Box Skills Refresher
Before diving into how to set up a Box Skill, I want to give an overview on what they are and what parts complete a Box Skills implementation.
If you refer to the architecture patterns section of our developer site, the below diagram appears. It represents a classic example of a Box Skill — in this case, a floorplan identification solution.
- The flow is triggered from a floorplan file being uploaded, moved, or copied into the folder configured for the Box Skill.
- The file is sent to a Google Cloud Function via the invocation URL set up in the Box Skill configuration steps. Any cloud provider who offers serverless functions can be used, even though we show GCP in this tutorial.
- The function runs custom written code to parse the Box Skill payload, verify security keys, download a local copy of the file, send the file to a machine learning provider — also GCP in this example, and write metadata discovered by the machine learning service back to the original file in Box.
It is important to note that most of the above pieces don’t actually run on Box infrastructure. Referring to the above diagram, everything in the first dotted box lives in Box: the content, the metadata template, and configuration information. The logic or processing of the Skill happens in the second dotted box. The machine learning occurs in the third dotted box.
The second and third parts aren’t licensed or billed through Box Platform, and as such, typically require working through that particular services’ sales and enablement teams— they do not have to be the same provider. For example, you can have an Azure Function call IBM Watson.
Box provides value in the flow, because the content’s initial action triggers the process to begin. This keeps developers from migrating or duplicating content to collect insight. Also, the flow ends with searchable metadata directly within the platform in seconds, allowing users to see the information they need faster.
In the below demo, I’m going to show you how to set up the flow in the diagram above. At the end, I hope to be able to upload a floorplan and be able to have the number of bedrooms in the floorplan written back as metadata on the file. That way I can search for all floorplans with a certain number of bedroom in the future.

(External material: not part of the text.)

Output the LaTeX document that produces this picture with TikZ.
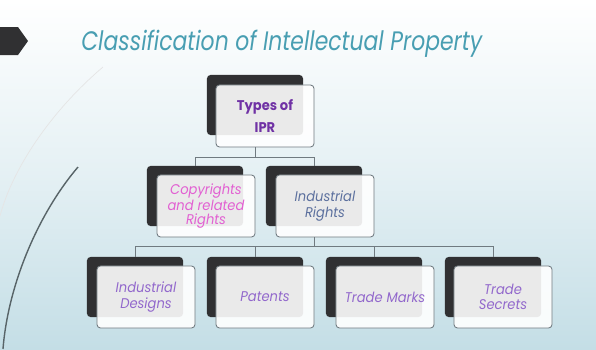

Let’s jump into the tutorial!
Box Skills Administrative Setup
Create a Box developer account (optional but recommended)
If you don’t have a Box enterprise account, you can sign up for a free developer account here. I recommend using the developer account for the tutorial instead of using your production environment.
Please note that you cannot use the same email address during sign up due to the restriction of having a unique email address across all of Box.
Create the Box Skill (completed by developer)
Navigate to the Developer Console, and click Create New App.
Select Box Custom Skill.
Give the application a name, and click Create App.
After creating the application, you will see the below screen. The red box is where you will put the URL where you would like the Box Skills payload to go. We will add this URL later on.
In the security keys tab, you will find two keys that can be used to verify that Box is the service that called the serverless function.
Enable/Authorize the Box Skill (completed by admin)
Just like other application types, an administrator of your Box instance will need to enable and authorize the Box Skill in the skills section of the admin console. You will need to provide the admin with the client id of the application, which is found in the Box Skill configuration screen.
You will also need to provide the folder name(s)/owner of the content you wish the Skill to be triggered. If you haven’t set up a folder for the Skill to monitor yet, you will want to do that prior to requesting authorization from your admin.
On the Skills Admin Console screen, click Add Skill.
Enter the Client ID of the Skill, and click Next.
Select whether the skill should run for all content or a subset of folders.
For (a) specific folder(s), filter the pop-up by user or folder name. Check the folder(s) for which the Skill should be triggered.
Confirm selections, and click Enable.
Create a Box Metadata Template (optional — completed by admin)
This step is optional, since metadata or skills data can be written to a file without a template; however, creating a metadata template will allow users to easily search by the results machine learning provided.
In the Admin Console, click Content > Metadata > Create New.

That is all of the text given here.